• SUPPLIED DATA:
— Begin —
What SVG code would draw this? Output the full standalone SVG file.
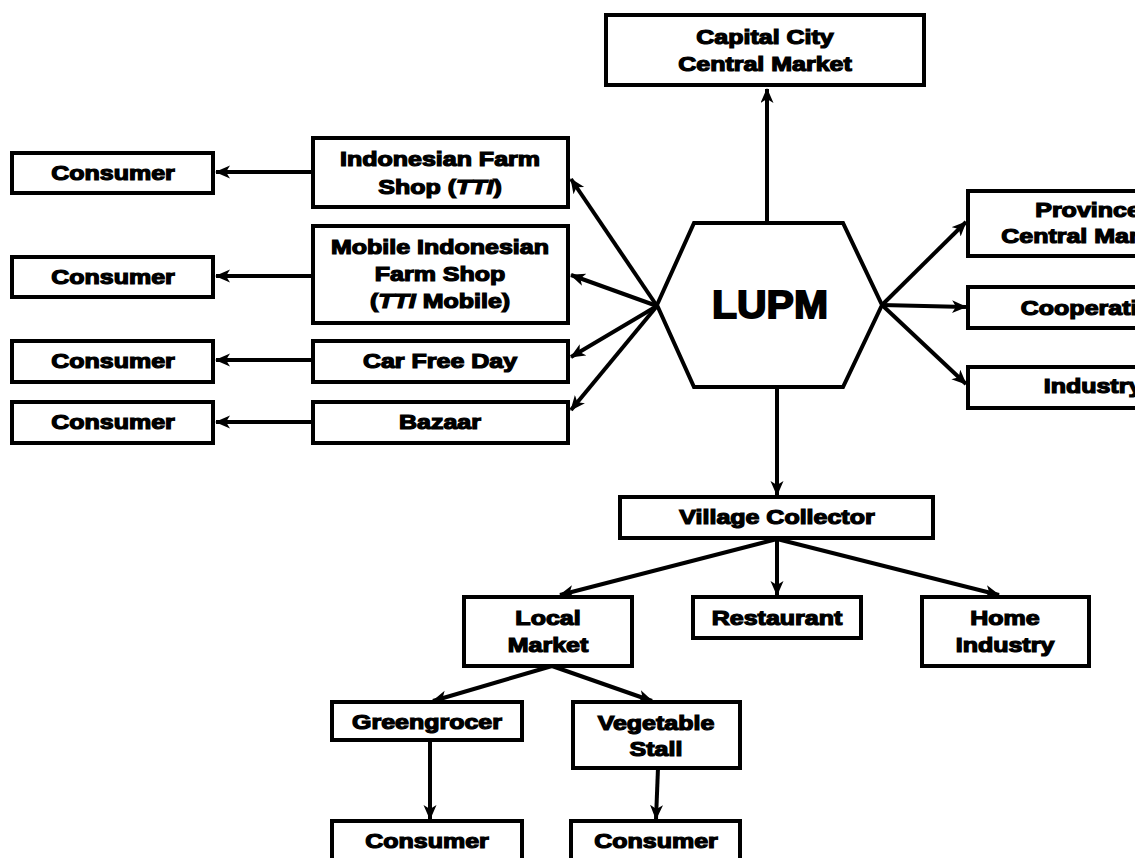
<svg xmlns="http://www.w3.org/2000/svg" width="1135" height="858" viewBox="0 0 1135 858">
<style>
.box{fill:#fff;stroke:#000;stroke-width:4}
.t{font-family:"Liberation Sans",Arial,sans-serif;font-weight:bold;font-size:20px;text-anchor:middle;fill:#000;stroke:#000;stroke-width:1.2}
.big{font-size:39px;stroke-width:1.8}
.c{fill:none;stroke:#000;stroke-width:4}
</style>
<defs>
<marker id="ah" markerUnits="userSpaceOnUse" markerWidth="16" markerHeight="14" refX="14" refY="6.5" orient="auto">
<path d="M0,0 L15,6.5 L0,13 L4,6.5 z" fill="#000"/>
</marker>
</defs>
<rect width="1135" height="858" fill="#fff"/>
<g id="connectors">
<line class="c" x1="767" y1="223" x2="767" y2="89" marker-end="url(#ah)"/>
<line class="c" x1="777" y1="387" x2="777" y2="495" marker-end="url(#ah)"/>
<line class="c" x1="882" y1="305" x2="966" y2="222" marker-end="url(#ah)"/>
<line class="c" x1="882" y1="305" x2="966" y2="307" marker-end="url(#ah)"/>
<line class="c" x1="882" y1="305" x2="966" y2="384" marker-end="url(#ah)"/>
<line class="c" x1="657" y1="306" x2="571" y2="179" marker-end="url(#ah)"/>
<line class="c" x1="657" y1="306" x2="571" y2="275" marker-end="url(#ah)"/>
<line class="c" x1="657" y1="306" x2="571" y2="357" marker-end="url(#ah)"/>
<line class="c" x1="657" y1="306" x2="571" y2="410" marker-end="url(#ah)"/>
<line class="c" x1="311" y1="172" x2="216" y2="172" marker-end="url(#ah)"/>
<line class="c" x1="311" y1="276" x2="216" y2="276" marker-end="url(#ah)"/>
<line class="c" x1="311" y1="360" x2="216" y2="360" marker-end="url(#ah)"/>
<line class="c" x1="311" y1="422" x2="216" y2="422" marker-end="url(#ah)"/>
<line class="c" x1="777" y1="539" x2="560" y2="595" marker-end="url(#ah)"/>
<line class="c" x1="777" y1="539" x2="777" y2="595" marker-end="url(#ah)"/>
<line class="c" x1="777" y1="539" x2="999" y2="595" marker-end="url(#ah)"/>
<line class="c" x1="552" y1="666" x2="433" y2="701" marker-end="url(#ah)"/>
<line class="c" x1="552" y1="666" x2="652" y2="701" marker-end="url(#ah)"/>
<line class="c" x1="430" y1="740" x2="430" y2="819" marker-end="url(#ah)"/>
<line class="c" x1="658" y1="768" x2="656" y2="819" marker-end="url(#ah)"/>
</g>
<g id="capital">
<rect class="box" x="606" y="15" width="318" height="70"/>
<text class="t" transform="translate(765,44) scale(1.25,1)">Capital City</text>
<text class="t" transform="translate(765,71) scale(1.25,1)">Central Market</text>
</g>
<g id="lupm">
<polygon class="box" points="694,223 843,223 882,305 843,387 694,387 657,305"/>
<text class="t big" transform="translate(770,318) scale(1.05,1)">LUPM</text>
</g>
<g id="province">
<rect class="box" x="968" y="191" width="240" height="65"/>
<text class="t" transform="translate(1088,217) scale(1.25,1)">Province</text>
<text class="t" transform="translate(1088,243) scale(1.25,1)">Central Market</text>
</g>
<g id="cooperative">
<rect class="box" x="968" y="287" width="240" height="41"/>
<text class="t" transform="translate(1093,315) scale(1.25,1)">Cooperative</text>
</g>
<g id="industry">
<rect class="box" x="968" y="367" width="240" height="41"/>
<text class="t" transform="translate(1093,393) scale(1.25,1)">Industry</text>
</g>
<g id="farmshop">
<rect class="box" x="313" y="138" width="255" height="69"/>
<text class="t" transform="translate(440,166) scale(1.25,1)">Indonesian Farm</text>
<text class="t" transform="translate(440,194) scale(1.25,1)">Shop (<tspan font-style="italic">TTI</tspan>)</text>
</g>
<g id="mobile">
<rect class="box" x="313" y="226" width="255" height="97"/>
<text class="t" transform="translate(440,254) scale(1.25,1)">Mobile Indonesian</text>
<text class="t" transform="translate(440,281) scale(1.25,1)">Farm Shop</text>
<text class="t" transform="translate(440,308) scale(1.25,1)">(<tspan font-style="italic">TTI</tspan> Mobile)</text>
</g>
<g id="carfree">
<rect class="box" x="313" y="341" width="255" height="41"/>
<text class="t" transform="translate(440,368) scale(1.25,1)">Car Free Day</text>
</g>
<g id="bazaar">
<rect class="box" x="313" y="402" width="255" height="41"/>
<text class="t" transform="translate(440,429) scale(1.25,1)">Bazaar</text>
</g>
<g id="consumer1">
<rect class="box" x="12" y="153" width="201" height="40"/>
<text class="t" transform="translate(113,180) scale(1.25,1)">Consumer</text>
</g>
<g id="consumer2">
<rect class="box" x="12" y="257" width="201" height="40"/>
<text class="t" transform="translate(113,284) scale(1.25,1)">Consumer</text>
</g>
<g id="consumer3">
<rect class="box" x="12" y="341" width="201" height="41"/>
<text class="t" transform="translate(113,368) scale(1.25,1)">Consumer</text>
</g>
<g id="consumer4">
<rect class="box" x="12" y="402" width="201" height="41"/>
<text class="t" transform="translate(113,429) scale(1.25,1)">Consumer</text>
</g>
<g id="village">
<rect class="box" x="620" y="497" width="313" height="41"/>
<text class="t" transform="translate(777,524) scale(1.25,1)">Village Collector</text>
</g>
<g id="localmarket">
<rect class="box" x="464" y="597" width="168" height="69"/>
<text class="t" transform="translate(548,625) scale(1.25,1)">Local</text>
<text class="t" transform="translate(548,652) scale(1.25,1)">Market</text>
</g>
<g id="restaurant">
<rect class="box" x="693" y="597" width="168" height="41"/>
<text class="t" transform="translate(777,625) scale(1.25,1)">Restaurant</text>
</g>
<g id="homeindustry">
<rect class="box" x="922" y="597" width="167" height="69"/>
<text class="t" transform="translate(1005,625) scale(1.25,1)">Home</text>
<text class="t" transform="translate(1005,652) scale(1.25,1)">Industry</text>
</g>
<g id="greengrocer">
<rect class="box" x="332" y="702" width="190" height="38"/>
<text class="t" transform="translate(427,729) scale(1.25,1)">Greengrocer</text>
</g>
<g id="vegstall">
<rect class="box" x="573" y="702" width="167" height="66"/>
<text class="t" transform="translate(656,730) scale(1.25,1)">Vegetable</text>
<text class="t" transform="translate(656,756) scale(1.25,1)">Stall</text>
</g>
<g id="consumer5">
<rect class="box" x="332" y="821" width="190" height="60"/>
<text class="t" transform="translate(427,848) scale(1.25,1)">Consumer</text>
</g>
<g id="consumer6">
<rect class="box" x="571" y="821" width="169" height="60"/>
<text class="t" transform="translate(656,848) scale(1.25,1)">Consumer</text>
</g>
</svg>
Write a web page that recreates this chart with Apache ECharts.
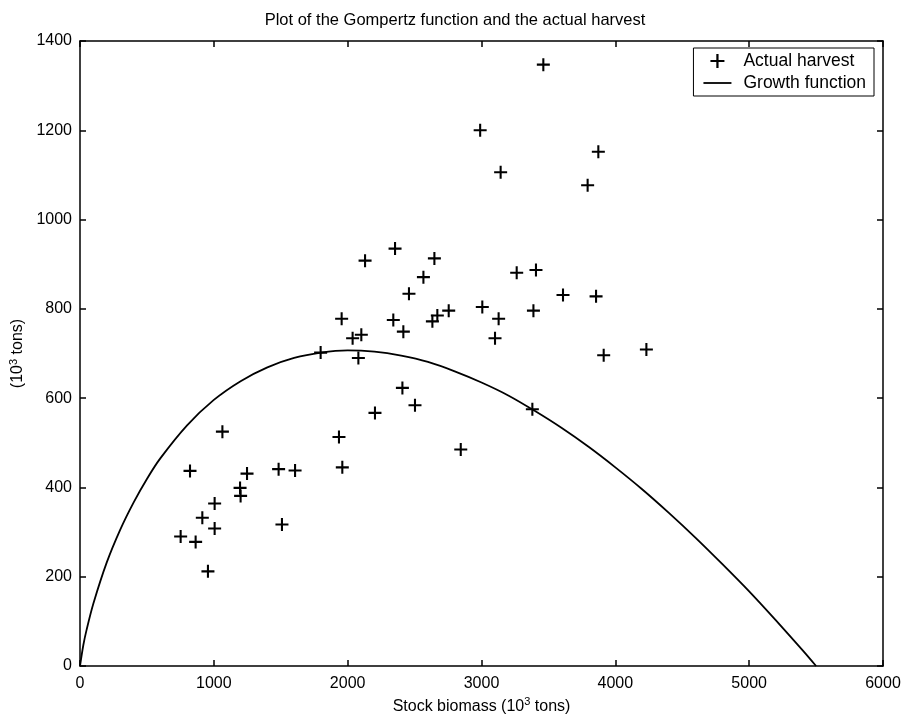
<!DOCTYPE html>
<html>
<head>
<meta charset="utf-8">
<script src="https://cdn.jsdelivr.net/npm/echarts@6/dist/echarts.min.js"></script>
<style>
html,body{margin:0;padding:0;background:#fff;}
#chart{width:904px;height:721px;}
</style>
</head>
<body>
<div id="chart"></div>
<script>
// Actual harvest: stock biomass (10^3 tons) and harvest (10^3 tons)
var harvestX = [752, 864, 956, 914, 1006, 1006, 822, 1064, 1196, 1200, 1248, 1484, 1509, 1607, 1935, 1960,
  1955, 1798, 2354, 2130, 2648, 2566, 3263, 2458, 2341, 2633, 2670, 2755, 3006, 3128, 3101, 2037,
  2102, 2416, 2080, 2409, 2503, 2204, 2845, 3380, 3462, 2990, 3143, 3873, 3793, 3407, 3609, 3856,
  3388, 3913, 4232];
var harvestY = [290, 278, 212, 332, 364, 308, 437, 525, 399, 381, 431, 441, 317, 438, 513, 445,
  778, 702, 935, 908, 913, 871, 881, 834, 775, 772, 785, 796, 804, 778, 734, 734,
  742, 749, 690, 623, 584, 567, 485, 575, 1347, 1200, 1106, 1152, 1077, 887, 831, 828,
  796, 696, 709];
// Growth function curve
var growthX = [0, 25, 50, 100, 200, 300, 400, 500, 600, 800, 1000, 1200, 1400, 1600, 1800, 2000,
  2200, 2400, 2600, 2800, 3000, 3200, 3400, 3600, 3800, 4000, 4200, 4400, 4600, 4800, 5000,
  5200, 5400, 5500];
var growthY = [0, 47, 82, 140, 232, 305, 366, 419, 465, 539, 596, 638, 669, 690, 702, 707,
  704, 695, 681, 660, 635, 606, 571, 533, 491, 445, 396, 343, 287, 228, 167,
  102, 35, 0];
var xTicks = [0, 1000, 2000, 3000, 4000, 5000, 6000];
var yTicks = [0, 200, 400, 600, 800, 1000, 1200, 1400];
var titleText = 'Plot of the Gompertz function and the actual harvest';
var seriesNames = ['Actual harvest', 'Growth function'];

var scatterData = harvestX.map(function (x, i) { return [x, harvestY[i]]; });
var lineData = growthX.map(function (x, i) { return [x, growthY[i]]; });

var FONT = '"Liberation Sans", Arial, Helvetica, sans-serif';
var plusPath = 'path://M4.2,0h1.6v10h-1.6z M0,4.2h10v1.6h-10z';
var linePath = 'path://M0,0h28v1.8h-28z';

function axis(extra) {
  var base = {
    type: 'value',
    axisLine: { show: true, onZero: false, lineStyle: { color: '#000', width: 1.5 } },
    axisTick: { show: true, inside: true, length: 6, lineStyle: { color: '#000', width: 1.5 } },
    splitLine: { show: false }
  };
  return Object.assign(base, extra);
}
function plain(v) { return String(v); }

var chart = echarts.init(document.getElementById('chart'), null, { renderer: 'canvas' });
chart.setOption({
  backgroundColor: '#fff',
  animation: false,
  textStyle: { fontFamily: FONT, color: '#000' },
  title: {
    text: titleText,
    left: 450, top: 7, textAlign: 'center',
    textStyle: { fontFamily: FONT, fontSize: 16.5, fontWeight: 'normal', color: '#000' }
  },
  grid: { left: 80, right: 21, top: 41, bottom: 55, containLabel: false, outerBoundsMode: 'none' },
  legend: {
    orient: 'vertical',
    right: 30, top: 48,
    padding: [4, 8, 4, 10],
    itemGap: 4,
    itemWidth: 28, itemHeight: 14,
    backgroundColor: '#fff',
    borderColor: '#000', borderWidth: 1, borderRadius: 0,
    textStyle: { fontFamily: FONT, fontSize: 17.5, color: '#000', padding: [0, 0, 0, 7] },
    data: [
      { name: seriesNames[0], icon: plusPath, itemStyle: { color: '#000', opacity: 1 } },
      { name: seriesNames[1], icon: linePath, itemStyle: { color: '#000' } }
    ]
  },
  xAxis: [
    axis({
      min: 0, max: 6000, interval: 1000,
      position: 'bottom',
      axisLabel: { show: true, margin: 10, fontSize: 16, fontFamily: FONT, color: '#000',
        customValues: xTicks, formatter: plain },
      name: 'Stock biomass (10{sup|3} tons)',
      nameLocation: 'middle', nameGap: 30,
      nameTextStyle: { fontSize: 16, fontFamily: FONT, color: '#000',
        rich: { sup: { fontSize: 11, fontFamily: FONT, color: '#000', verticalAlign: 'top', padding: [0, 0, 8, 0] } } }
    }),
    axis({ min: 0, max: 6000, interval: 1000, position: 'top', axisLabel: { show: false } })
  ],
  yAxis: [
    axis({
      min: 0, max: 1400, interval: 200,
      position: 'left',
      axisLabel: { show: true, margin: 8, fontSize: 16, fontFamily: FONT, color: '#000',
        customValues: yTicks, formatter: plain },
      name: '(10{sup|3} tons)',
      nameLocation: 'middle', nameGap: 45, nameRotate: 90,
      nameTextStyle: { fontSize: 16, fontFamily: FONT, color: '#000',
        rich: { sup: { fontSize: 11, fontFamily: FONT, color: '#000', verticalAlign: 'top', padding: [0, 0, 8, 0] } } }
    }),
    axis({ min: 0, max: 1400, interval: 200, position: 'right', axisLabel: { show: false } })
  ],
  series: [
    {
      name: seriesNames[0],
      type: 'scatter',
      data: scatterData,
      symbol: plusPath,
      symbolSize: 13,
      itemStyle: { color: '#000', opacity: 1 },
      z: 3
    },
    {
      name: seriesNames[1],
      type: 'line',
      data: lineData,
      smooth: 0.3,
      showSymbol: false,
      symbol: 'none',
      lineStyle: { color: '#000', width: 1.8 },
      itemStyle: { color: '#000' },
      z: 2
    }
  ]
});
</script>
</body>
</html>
— End —
• PROBLEM TO SOLVE: Omit the pictures. Extract exactly the lines that begin with the one holding "Write a web" and end with the one holding "var seriesNames = ['Actual", inclusive.

• FULL OUTPUT:
Write a web page that recreates this chart with Apache ECharts.
<!DOCTYPE html>
<html>
<head>
<meta charset="utf-8">
<script src="https://cdn.jsdelivr.net/npm/echarts@6/dist/echarts.min.js"></script>
<style>
html,body{margin:0;padding:0;background:#fff;}
#chart{width:904px;height:721px;}
</style>
</head>
<body>
<div id="chart"></div>
<script>
// Actual harvest: stock biomass (10^3 tons) and harvest (10^3 tons)
var harvestX = [752, 864, 956, 914, 1006, 1006, 822, 1064, 1196, 1200, 1248, 1484, 1509, 1607, 1935, 1960,
  1955, 1798, 2354, 2130, 2648, 2566, 3263, 2458, 2341, 2633, 2670, 2755, 3006, 3128, 3101, 2037,
  2102, 2416, 2080, 2409, 2503, 2204, 2845, 3380, 3462, 2990, 3143, 3873, 3793, 3407, 3609, 3856,
  3388, 3913, 4232];
var harvestY = [290, 278, 212, 332, 364, 308, 437, 525, 399, 381, 431, 441, 317, 438, 513, 445,
  778, 702, 935, 908, 913, 871, 881, 834, 775, 772, 785, 796, 804, 778, 734, 734,
  742, 749, 690, 623, 584, 567, 485, 575, 1347, 1200, 1106, 1152, 1077, 887, 831, 828,
  796, 696, 709];
// Growth function curve
var growthX = [0, 25, 50, 100, 200, 300, 400, 500, 600, 800, 1000, 1200, 1400, 1600, 1800, 2000,
  2200, 2400, 2600, 2800, 3000, 3200, 3400, 3600, 3800, 4000, 4200, 4400, 4600, 4800, 5000,
  5200, 5400, 5500];
var growthY = [0, 47, 82, 140, 232, 305, 366, 419, 465, 539, 596, 638, 669, 690, 702, 707,
  704, 695, 681, 660, 635, 606, 571, 533, 491, 445, 396, 343, 287, 228, 167,
  102, 35, 0];
var xTicks = [0, 1000, 2000, 3000, 4000, 5000, 6000];
var yTicks = [0, 200, 400, 600, 800, 1000, 1200, 1400];
var titleText = 'Plot of the Gompertz function and the actual harvest';
var seriesNames = ['Actual harvest', 'Growth function'];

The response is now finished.